Le défaut d'information et de conseil de l'APAVE Sud Europe est à l'origine du dommage et engage sa responsabilité. Elle ne justifie d'aucun fait exonératoire tel que l'intervention d'un tiers dans la manipulation du rideau le jour du sinistre. Et, bien qu'interpellée par l'expert suivant courrier du 20 février 2007, elle n'a pas donné suite à sa proposition de réaliser une analyse du coton de la toile. En effet, dès lors qu'elle contestait les conclusions de l'expert sur la vétusté de la toile, il lui appartenait de procéder à une telle analyse, de sorte qu'elle ne peut reprocher à l'Association [Adresse 1] sa carence dans l'administration de cette preuve dont la charge ne lui incombait pas.
Le jugement sera donc réformé.
Mais, considérant que l'Association [Adresse 1], en sa qualité de propriétaire utilisateur du matériel, ne pouvait ignorer l'état de vétusté de la toile, de même que le constructeur ([R] selon l'expert) devait en connaître la durée de vie, la participation de la faute de l'APAVE Sud Europe aux dommages a été justement évaluée à 25 % par l'expert.

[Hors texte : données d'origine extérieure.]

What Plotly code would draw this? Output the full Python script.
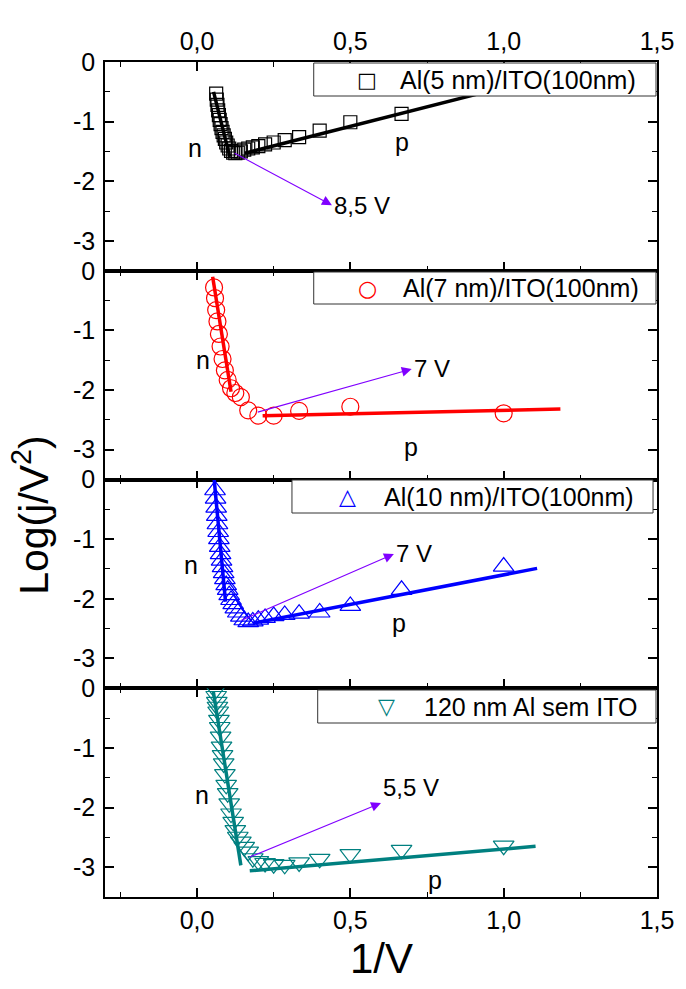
import plotly.graph_objects as go
from plotly.subplots import make_subplots

# ---------------- data (x = 1/V, y = Log(j/V^2)) ----------------
x1 = [0.0625, 0.0645, 0.0667, 0.069, 0.0714, 0.0741, 0.0769, 0.08, 0.0833, 0.087,
      0.0909, 0.0952, 0.1, 0.105, 0.111, 0.118, 0.125, 0.133, 0.143, 0.154,
      0.167, 0.182, 0.2, 0.222, 0.25, 0.286, 0.333, 0.4, 0.5, 0.667]
y1 = [-0.53, -0.63, -0.72, -0.81, -0.89, -0.97, -1.04, -1.11, -1.17, -1.23,
      -1.29, -1.35, -1.40, -1.45, -1.49, -1.52, -1.53, -1.52, -1.50, -1.47,
      -1.45, -1.43, -1.41, -1.38, -1.35, -1.31, -1.26, -1.15, -1.01, -0.87]

x2 = [0.0556, 0.0588, 0.0625, 0.0667, 0.0714, 0.0769, 0.0833, 0.0909, 0.1, 0.111,
      0.125, 0.143, 0.167, 0.2, 0.25, 0.333, 0.5, 1.0]
y2 = [-0.28, -0.46, -0.66, -0.85, -1.06, -1.27, -1.48, -1.67, -1.83, -1.97,
      -2.05, -2.12, -2.34, -2.43, -2.43, -2.35, -2.28, -2.39]

x3 = [0.0588, 0.0606, 0.0625, 0.0645, 0.0667, 0.069, 0.0714, 0.0741, 0.0769, 0.08,
      0.0833, 0.087, 0.0909, 0.0952, 0.1, 0.105, 0.111, 0.118, 0.125, 0.133,
      0.143, 0.154, 0.167, 0.182, 0.2, 0.222, 0.25, 0.286, 0.333, 0.4,
      0.5, 0.667, 1.0]
y3 = [-0.18, -0.32, -0.47, -0.61, -0.75, -0.88, -1.00, -1.13, -1.25, -1.36,
      -1.47, -1.57, -1.67, -1.77, -1.85, -1.94, -2.02, -2.09, -2.16, -2.23,
      -2.30, -2.36, -2.39, -2.38, -2.35, -2.32, -2.29, -2.27, -2.25, -2.23,
      -2.12, -1.85, -1.46]

x4 = [0.0606, 0.0625, 0.0645, 0.0667, 0.069, 0.0714, 0.0741, 0.0769, 0.08, 0.0833,
      0.087, 0.0909, 0.0952, 0.1, 0.105, 0.111, 0.118, 0.125, 0.133, 0.143,
      0.154, 0.167, 0.182, 0.2, 0.222, 0.25, 0.286, 0.333, 0.4, 0.5,
      0.667, 1.0]
y4 = [-0.03, -0.13, -0.23, -0.31, -0.39, -0.53, -0.65, -0.81, -0.98, -1.12,
      -1.26, -1.44, -1.62, -1.76, -1.93, -2.10, -2.24, -2.38, -2.49, -2.57,
      -2.66, -2.74, -2.85, -2.90, -2.93, -2.95, -2.96, -2.92, -2.86, -2.78,
      -2.71, -2.64]

names = ["Al(5 nm)/ITO(100nm)", "Al(7 nm)/ITO(100nm)",
         "Al(10 nm)/ITO(100nm)", "120 nm Al sem ITO"]
legend_glyphs = ["\u25A1", "\u25CB", "\u25B3", "\u25BD"]

# linear fits: (x_start, x_end), (y_start, y_end)
fit_n_x = [[0.054, 0.107], [0.051, 0.111], [0.056, 0.093], [0.053, 0.143]]
fit_n_y = [[-0.50, -1.59], [-0.10, -2.03], [0.0, -2.05], [-0.05, -2.97]]
fit_p_x = [[0.156, 1.18], [0.214, 1.185], [0.182, 1.109], [0.172, 1.104]]
fit_p_y = [[-1.53, -0.19], [-2.43, -2.32], [-2.41, -1.49], [-3.06, -2.65]]

# threshold arrows: start point (x, y) on the curve -> label anchor (x, y)
arrow_tail = [(0.123, -1.53), (0.198, -2.37), (0.145, -2.36), (0.172, -2.83)]
arrow_label = ["8,5 V", "7 V", "7 V", "5,5 V"]
arrow_label_pos = [(0.440, -2.40), (0.700, -1.647), (0.642, -1.249), (0.600, -1.924)]
arrow_label_yanchor = ["middle", "middle", "middle", "bottom"]

n_pos = [(-0.005, -1.44), (0.019, -1.50), (-0.021, -1.43), (0.016, -1.79)]
p_pos = [(0.67, -1.34), (0.697, -2.96), (0.658, -2.40), (0.777, -3.22)]

colors = ["#000000", "#FF0000", "#0000FF", "#008080"]
symbols = ["square-open", "circle-open", "triangle-up-open", "triangle-down-open"]
msizes = [13, 17, 18, 18]

xs = [x1, x2, x3, x4]
ys = [y1, y2, y3, y4]

FONT = "Liberation Sans, Arial, sans-serif"

fig = make_subplots(rows=4, cols=1, shared_xaxes=True, vertical_spacing=0)

# plot area in px
PL, PT, PW, PH = 105, 62, 558, 835


def px_x(p):
    return (p - PL) / PW


def px_y(p):
    return 1 - (p - PT) / PH


# legend boxes in px: left, right, top, bottom, symbol centre x, text left x
leg_box = [(316, 662, 63, 96, 370, 402),
           (316, 662, 272, 304, 370, 405),
           (294, 659, 480, 513, 350, 386),
           (320, 662, 690, 723, 390, 426)]
glyph_size = [21, 22, 22, 22]

for i in range(4):
    r = i + 1
    fig.add_trace(go.Scatter(
        x=xs[i], y=ys[i], mode="markers", name=names[i], showlegend=False,
        marker=dict(symbol=symbols[i], size=msizes[i], color=colors[i],
                    line=dict(width=1.2, color=colors[i])),
    ), row=r, col=1)
    fig.add_trace(go.Scatter(x=fit_n_x[i], y=fit_n_y[i], mode="lines",
                             line=dict(color=colors[i], width=3.5),
                             showlegend=False, hoverinfo="skip"), row=r, col=1)
    fig.add_trace(go.Scatter(x=fit_p_x[i], y=fit_p_y[i], mode="lines",
                             line=dict(color=colors[i], width=3.5),
                             showlegend=False, hoverinfo="skip"), row=r, col=1)

    xr = "x" if i == 0 else f"x{r}"
    yr = "y" if i == 0 else f"y{r}"
    # arrow from the curve to the label, head drawn at the label side
    fig.add_annotation(x=arrow_tail[i][0], y=arrow_tail[i][1],
                       ax=arrow_label_pos[i][0], ay=arrow_label_pos[i][1],
                       xref=xr, yref=yr, axref=xr, ayref=yr,
                       text=arrow_label[i], xanchor="left",
                       yanchor=arrow_label_yanchor[i],
                       showarrow=True, arrowside="start", arrowhead=2,
                       startarrowhead=2, startarrowsize=1.8,
                       arrowsize=1.8, arrowwidth=1.1,
                       arrowcolor="#8000FF", standoff=0, startstandoff=0,
                       font=dict(size=24, color="black", family=FONT))
    fig.add_annotation(x=n_pos[i][0], y=n_pos[i][1], xref=xr, yref=yr, text="n",
                       showarrow=False, font=dict(size=25, color="black", family=FONT))
    fig.add_annotation(x=p_pos[i][0], y=p_pos[i][1], xref=xr, yref=yr, text="p",
                       showarrow=False, font=dict(size=25, color="black", family=FONT))

    # legend box for this panel
    L, R, T, B, sx, tx = leg_box[i]
    fig.add_shape(type="rect", xref="paper", yref="paper",
                  x0=px_x(L), x1=px_x(R), y0=px_y(B), y1=px_y(T),
                  fillcolor="white", line=dict(color="#333333", width=1), layer="above")
    fig.add_annotation(x=px_x(sx), y=px_y((T + B) / 2), xref="paper", yref="paper",
                       text=legend_glyphs[i], showarrow=False, xanchor="center",
                       yanchor="middle",
                       font=dict(size=glyph_size[i], color=colors[i],
                                 family="DejaVu Sans"))
    fig.add_annotation(x=px_x(tx), y=px_y((T + B) / 2), xref="paper", yref="paper",
                       text=names[i], showarrow=False, xanchor="left", yanchor="middle",
                       borderpad=0,
                       font=dict(size=25, color="black", family=FONT))

axis_common = dict(
    showline=True, linecolor="black", linewidth=1.6, mirror="allticks",
    ticks="inside", ticklen=9, tickwidth=1.6, tickcolor="black",
    showgrid=False, zeroline=False,
    tickfont=dict(size=25, color="black", family=FONT),
)

fig.update_xaxes(range=[-0.3, 1.5], tick0=0, dtick=0.5, tickformat=".1f",
                 minor=dict(dtick=0.25, tick0=0, ticks="inside", ticklen=5,
                            tickwidth=1.4, tickcolor="black"),
                 **axis_common)
fig.update_yaxes(range=[-3.5, 0], tickvals=[0, -1, -2, -3],
                 ticktext=["0", "-1", "-2", "-3"], ticklabelstandoff=3,
                 minor=dict(dtick=0.5, tick0=0, ticks="inside", ticklen=5,
                            tickwidth=1.4, tickcolor="black"),
                 **axis_common)
fig.update_xaxes(side="top", showticklabels=True, row=1, col=1)
fig.update_xaxes(showticklabels=True, row=4, col=1)

fig.add_annotation(x=px_x(30), y=px_y(515), xref="paper", yref="paper",
                   text="Log(j/V<sup>2</sup>)", textangle=-90, showarrow=False,
                   xanchor="center", yanchor="middle",
                   font=dict(size=41, color="black", family=FONT))
fig.add_annotation(x=px_x(385), y=px_y(958), xref="paper", yref="paper",
                   text="1/V", showarrow=False, xanchor="center", yanchor="middle",
                   font=dict(size=42, color="black", family=FONT))

fig.update_layout(
    width=686, height=989,
    margin=dict(l=PL, r=686 - PL - PW, t=PT, b=989 - PT - PH),
    plot_bgcolor="white", paper_bgcolor="white",
    separators=",.",
    font=dict(family=FONT, color="black"),
    showlegend=False,
)

fig.write_html("out.html")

L'expert a fixé le montant total des dommages à 55'398 € HT comprenant':
- l'oeuvre d'art (toile peinte constituant le rideau de scène devenue inutilisable) selon facture du 15 septembre 1992': 22'867 € HT (valeur 1992) ;
- Polichinelle': 30'977 € HT correspondant à 50 % de la valeur d'achat au 17 octobre 1991 (61'955 €) considérant que seuls deux moteurs dont la valeur peut être estimée à 5 000 € et les herses ont pu être conservées ;
- découpe du polichinelle pour évacuation': 1 100 € HT ;
- console « Son'» vétusté non prise en charge par les assureurs': 454 € HT.
L'Association [Adresse 1] soutient que son préjudice n'a pas été intégralement évalué par l'expert. En effet, à l'exception des seuls équipements conservés, d'une valeur de 5 000 € estimée par l'expert, la destruction totale du polichinelle n'est pas contestée de sorte qu'en application du principe de la réparation intégrale du préjudice, il doit lui être alloué la somme réclamée au titre de la valeur de remplacement, estimée au prix d'achat en 1991 soit 61'957 €. Dès lors, le montant total du préjudice s'élève à 86'376 € HT.
A défaut pour l'APAVE Sud Europe de justifier que l'association a perçu des provisions ou indemnisations de ces mêmes préjudices, il convient de la condamner à lui verser la somme de 21'594 € HT correspondant à sa part de responsabilité dans le dommage subi.
PAR CES MOTIFS
La Cour, après en avoir délibéré, statuant publiquement, contradictoirement et en dernier ressort,
- Réforme le jugement du tribunal de grande instance de Tarbes en date du 13 septembre 2012';
- Statuant à nouveau :
- Déclare l'APAVE Sud Europe responsable à hauteur de 25 % des dommages subis par l'Association [Adresse 1] à l'occasion du sinistre du 26 mai 2006';
- Condamne l'APAVE Sud Europe à verser à l'Association [Adresse 1] la somme de 21'594 € (vingt et un mille cinq cent quatre vingt quatorze euros) HT en réparation de ses préjudices non indemnisés';
- Vu l'article 700 du code de procédure civile, condamne l'APAVE Sud Europe à verser à l'Association [Adresse 1] la somme de 2 000 € (deux mille euros) au titre des frais de première instance et d'appel restés à sa charge';
- Condamne l'APAVE Sud Europe aux dépens de première instance et d'appel';
- Autorise, conformément aux dispositions de l'article 699 du code de procédure civile, les avocats de la cause qui en ont fait la demande à recouvrer directement contre la partie condamnée ceux des dépens dont ils auraient fait l'avance sans avoir reçu provision.
Le présent arrêt a été signé par Mme Pons, Président, et par Mme Peyron, Greffier, auquel la minute de la décision a été remise par le magistrat signataire.